Notre Dame’s real concern should be the competence of a conference that allowed its championship game to be played between Virginia and five-loss Duke. The league failed to put in place a system that got Miami to the conference title game, opening the door for James Madison to steal a bid. That’s strategic mismanagement.

The league could have avoided alienating Notre Dame simply by having the foresight to put guardrails in place to get its best teams to its marquee event. Instead of Notre Dame and Miami in the CFP, the ACC put in place protocols that led to Notre Dame or Miami.

Now the entire Playoff is worse off.

6. Notre Dame doesn’t need to join a conference. Nothing has changed. How well did joining the Big 12 work out for BYU in Sunday’s rankings?

7. The blame Notre Dame must shoulder itself:
- Its fundamental misunderstanding of the roster during training camp is part of the story. Notre Dame didn’t know what it had in new starting quarterback CJ Carr when it kicked off against Miami, which is fine, but offensive coordinator Mike Denbrock knew what he had in star running back Jeremiyah Love and still gave him 10 carries while having Carr throw it 30 times. Defensive coordinator Chris Ash knew what Al Golden left behind on defense, only to reconfigure things enough that the players didn’t understand their assignments until a quarter of the season had been played. The growth arc of Notre Dame’s season made for an interesting story, but it never forgave the original sins against Miami and Texas A&M.
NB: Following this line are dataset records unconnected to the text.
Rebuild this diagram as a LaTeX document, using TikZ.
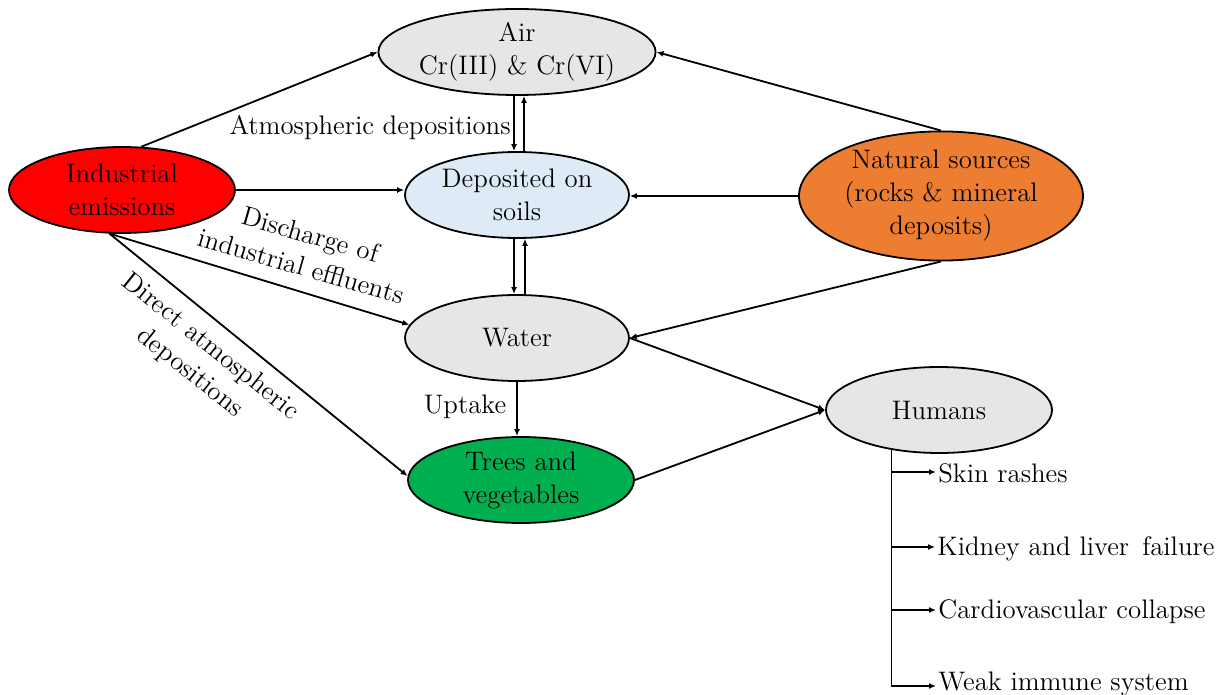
\documentclass[tikz,border=0pt]{standalone}
\usetikzlibrary{arrows.meta,shapes.geometric}
\definecolor{cgray}{HTML}{E7E6E6}
\definecolor{cred}{HTML}{FF0000}
\definecolor{cblue}{HTML}{DEEBF7}
\definecolor{corange}{HTML}{ED7D31}
\definecolor{cgreen}{HTML}{00B050}
\tikzset{
  ell/.style={ellipse, draw=black, line width=0.9pt, inner sep=0pt,
    minimum width=112pt, minimum height=43pt, align=center,
    font=\fontsize{13.4}{16.5}\selectfont},
  lbl/.style={inner sep=0pt, align=center, font=\fontsize{13.4}{16.5}\selectfont},
  item/.style={inner xsep=1pt, inner ysep=0pt, anchor=base west, font=\fontsize{13.4}{16.5}\selectfont},
  arr/.style={-{Latex[length=3.5pt,width=3pt]}, line width=0.9pt},
}
\begin{document}
\begin{tikzpicture}[x=0.5pt,y=-0.5pt]
\useasboundingbox (0,0) rectangle (1232,695);
% nodes
\node[ell, fill=cgray] (air) at (517,52) {Air\\Cr(III) \& Cr(VI)};
\node[ell, fill=cblue] (dep) at (517,195) {Deposited on\\soils};
\node[ell, fill=cred, minimum width=113pt] (ind) at (122,190) {Industrial\\emissions};
\node[ell, fill=cgray] (water) at (517,338) {Water};
\node[ell, fill=cgreen, minimum width=113pt] (trees) at (521,480) {Trees and\\vegetables};
\node[ell, fill=corange, minimum width=142pt, minimum height=55.5pt] (nat) at (941,196) {Natural sources\\(rocks \& mineral\\deposits)};
\node[ell, fill=cgray, minimum width=113pt] (hum) at (939,410) {Humans};
% labels
\node[lbl, anchor=base east] (latm) at (511,135) {Atmospheric depositions};
\node[lbl, rotate=-16] (ldis) at (306,250) {Discharge of\\industrial effluents};
\node[lbl, rotate=-38.5] (ldir) at (200,360) {Direct atmospheric\\depositions};
\node[lbl] (lup) at (465,407) {Uptake};
% effects
\node[item] (skin) at (936,482) {Skin rashes};
\node[item] (kid) at (935,555) {Kidney and liver\ \,failure};
\node[item] (card) at (936,618) {Cardiovascular collapse};
\node[item] (weak) at (936,690) {Weak immune system};
% connectors
\draw[arr] (ind.66) -- (air.west);
\draw[arr] (ind.east) -- (ind.east -| dep.west);
\draw[arr] (ind.254) -- (water.173);
\draw[arr] (ind.254) -- (trees.178);
\draw[arr] ([xshift=-1.5pt]air.south) -- ([xshift=-1.5pt]dep.north);
\draw[arr] ([xshift=3.5pt]dep.north) -- ([xshift=3.5pt]air.south);
\draw[arr] ([xshift=-1.5pt]dep.south) -- ([xshift=-1.5pt]water.north);
\draw[arr] ([xshift=4pt]water.north) -- ([xshift=4pt]dep.south);
\draw[arr] (nat.north) -- (air.east);
\draw[arr] (nat.west) -- (nat.west -| dep.east);
\draw[arr] (nat.south) -- (water.east);
\draw[arr] (water.east) -- (hum.west);
\draw[arr] (trees.east) -- (hum.west);
\draw[arr] (water.south) -- (water.south |- trees.north);
\draw[arr] (hum.220) |- ([yshift=5pt]skin.base west);
\draw[arr] (hum.220) |- ([yshift=4pt]kid.base west);
\draw[arr] (hum.220) |- ([yshift=4pt]card.base west);
\draw[arr] (hum.220) |- ([yshift=2pt]weak.base west);
\end{tikzpicture}
\end{document}
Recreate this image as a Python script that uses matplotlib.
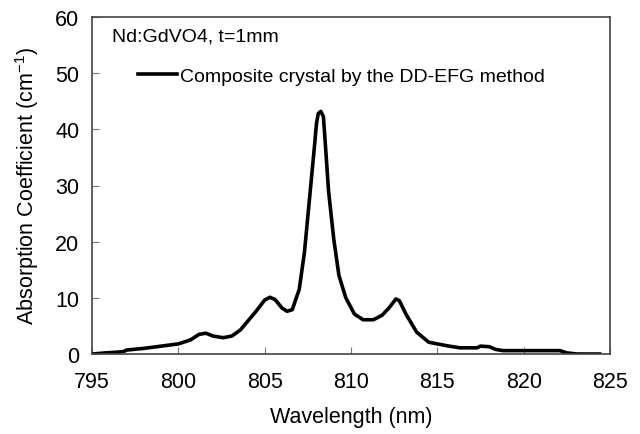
import matplotlib
matplotlib.use("Agg")
import matplotlib.pyplot as plt

plt.rcParams['font.family'] = ['Liberation Sans', 'DejaVu Sans']

# absorption spectrum
wavelength = [795.0, 795.8, 796.8, 797.0, 798.0, 799.0, 800.0, 800.7, 801.2, 801.6,
              802.0, 802.6, 803.1, 803.6, 804.2, 804.5, 805.0, 805.3, 805.6, 806.0,
              806.3, 806.6, 807.0, 807.3, 807.5, 807.7, 807.9, 808.0, 808.1, 808.25,
              808.4, 808.5, 808.7, 809.0, 809.3, 809.7, 810.2, 810.7, 811.3, 811.8,
              812.2, 812.6, 812.8, 813.2, 813.8, 814.5, 815.5, 816.3, 817.3, 817.5,
              818.0, 818.4, 818.8, 822.1, 822.5, 823.1, 824.4]
absorption = [0.0, 0.2, 0.4, 0.7, 1.0, 1.4, 1.8, 2.5, 3.5, 3.7,
              3.2, 2.9, 3.2, 4.3, 6.5, 7.6, 9.6, 10.1, 9.7, 8.2,
              7.6, 7.9, 11.5, 18.0, 24.5, 31.0, 37.5, 41.0, 42.8, 43.2,
              42.3, 38.0, 29.0, 20.5, 14.0, 10.0, 7.1, 6.1, 6.1, 6.9,
              8.2, 9.8, 9.5, 7.0, 3.9, 2.1, 1.5, 1.1, 1.1, 1.4,
              1.3, 0.8, 0.6, 0.6, 0.2, 0.0, 0.0]

xticks = [795, 800, 805, 810, 815, 820, 825]
yticks = [0, 10, 20, 30, 40, 50, 60]

fig = plt.figure(figsize=(6.4, 4.35), dpi=100)
ax = fig.add_axes([92 / 640, 80 / 435, 518 / 640, 337 / 435])

ax.plot(wavelength, absorption, color='black', lw=2.6, solid_joinstyle='round',
        label='Composite crystal by the DD-EFG method')

ax.set_xlim(795, 825)
ax.set_ylim(0, 60)
ax.set_xticks(xticks)
ax.set_yticks(yticks)
ax.tick_params(direction='in', length=5, width=0.8, color='#777777',
               labelsize=15.5, top=False, right=False)
ax.tick_params(axis='x', pad=12)
ax.tick_params(axis='y', pad=9)
for s in ax.spines.values():
    s.set_color('#444444')
    s.set_linewidth(1.2)

ax.set_xlabel('Wavelength (nm)', fontsize=15.5, labelpad=10)
ax.set_ylabel('Absorption Coefficient (cm$^{\\mathregular{-1}}$)', fontsize=15.5, labelpad=10)

ax.text(20 / 518, 1 - 19 / 337, 'Nd:GdVO4, t=1mm', transform=ax.transAxes,
        fontsize=14, va='center', ha='left')
ax.legend(loc='center left', bbox_to_anchor=(46 / 518, 1 - 59 / 337), frameon=False,
          fontsize=14, handlelength=2.0, handletextpad=0.15, borderaxespad=0,
          borderpad=0)

fig.savefig('out.png', dpi=100)
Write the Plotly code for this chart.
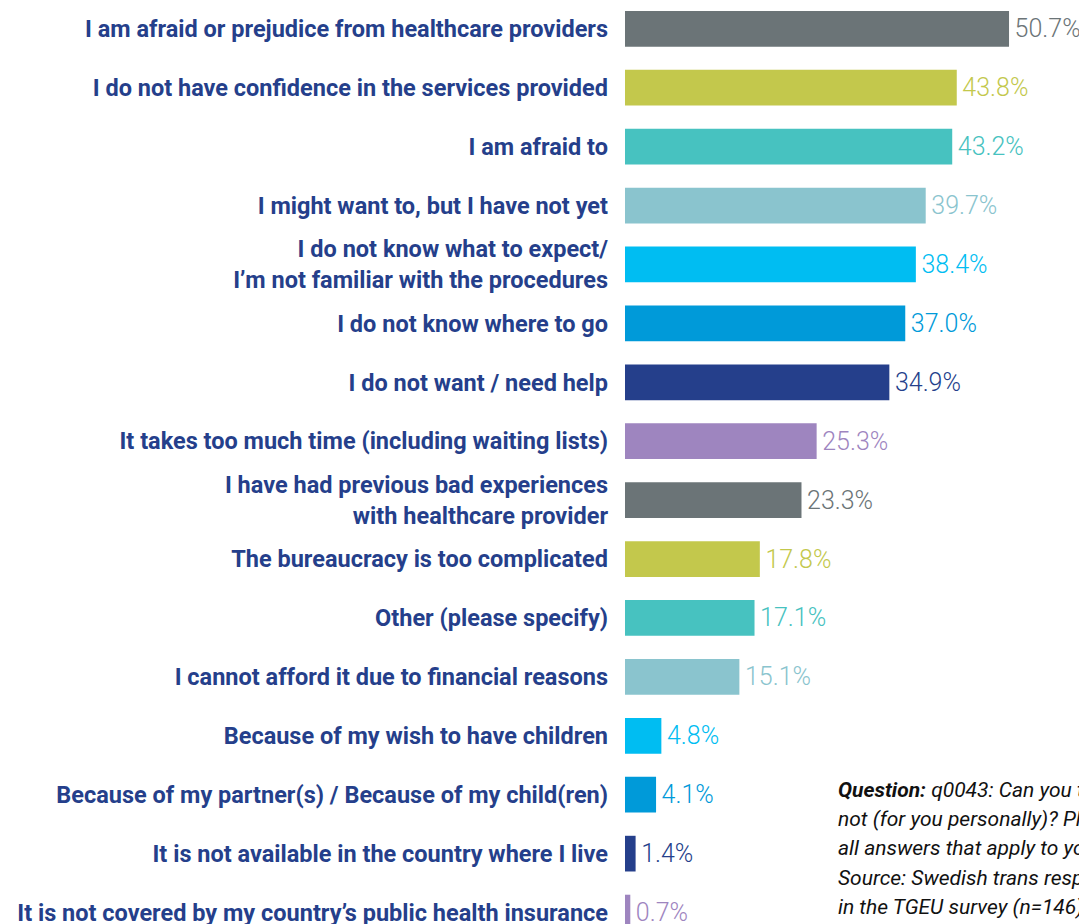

Whether it’s losing to Marshall or Northern Illinois or whether it’s gameplanning for Miami and Texas A&M, Notre Dame can’t afford these kinds of misreads.

Notre Dame likes to say it has the best coaching staff in the country. Maybe that’s true in October and November. But it has to be true on opening night from now on. Notre Dame lost the benefit of the doubt with its 0-2 start. And through all the blowouts of bottom feeders like Arkansas, Purdue, Boston College, Syracuse and Stanford, it never won it back.

Notre Dame’s athletic department failed its football program by giving Freeman Miami and Texas A&M back-to-back to start the season.
Opening against Texas A&M last year and at Miami this season were calculated risks. They made sense, both the win in College Station and the loss at Coral Gables. But to staple Texas A&M onto this year’s slate immediately after the Miami game was madness.


Yet the schedules put together by Notre Dame, when accounting for the albatross of five ACC games, plus Navy, USC and at least one “buy game” like Rice, have given the football program neither room to grow (see: playing the season’s two hardest games at the beginning) nor material that can win hearts and minds throughout the fall. Other than the USC game, did anyone pay attention to Notre Dame after Sept. 13?

Even USC in primetime barely moved the needle. More people watched LSU-Vanderbilt that weekend.

A good Notre Dame schedule, especially given the Irish don’t play in a conference championship game, has to be tougher in the regular season than that of other CFP contenders. To get the benefit of the doubt, you’ve got to schedule up. But those schedules also have to be paced correctly from start to finish. This year’s slate didn’t do either. Next year? The Irish may end up playing two ranked teams. But they’ll have to wait until November to face Miami and USC.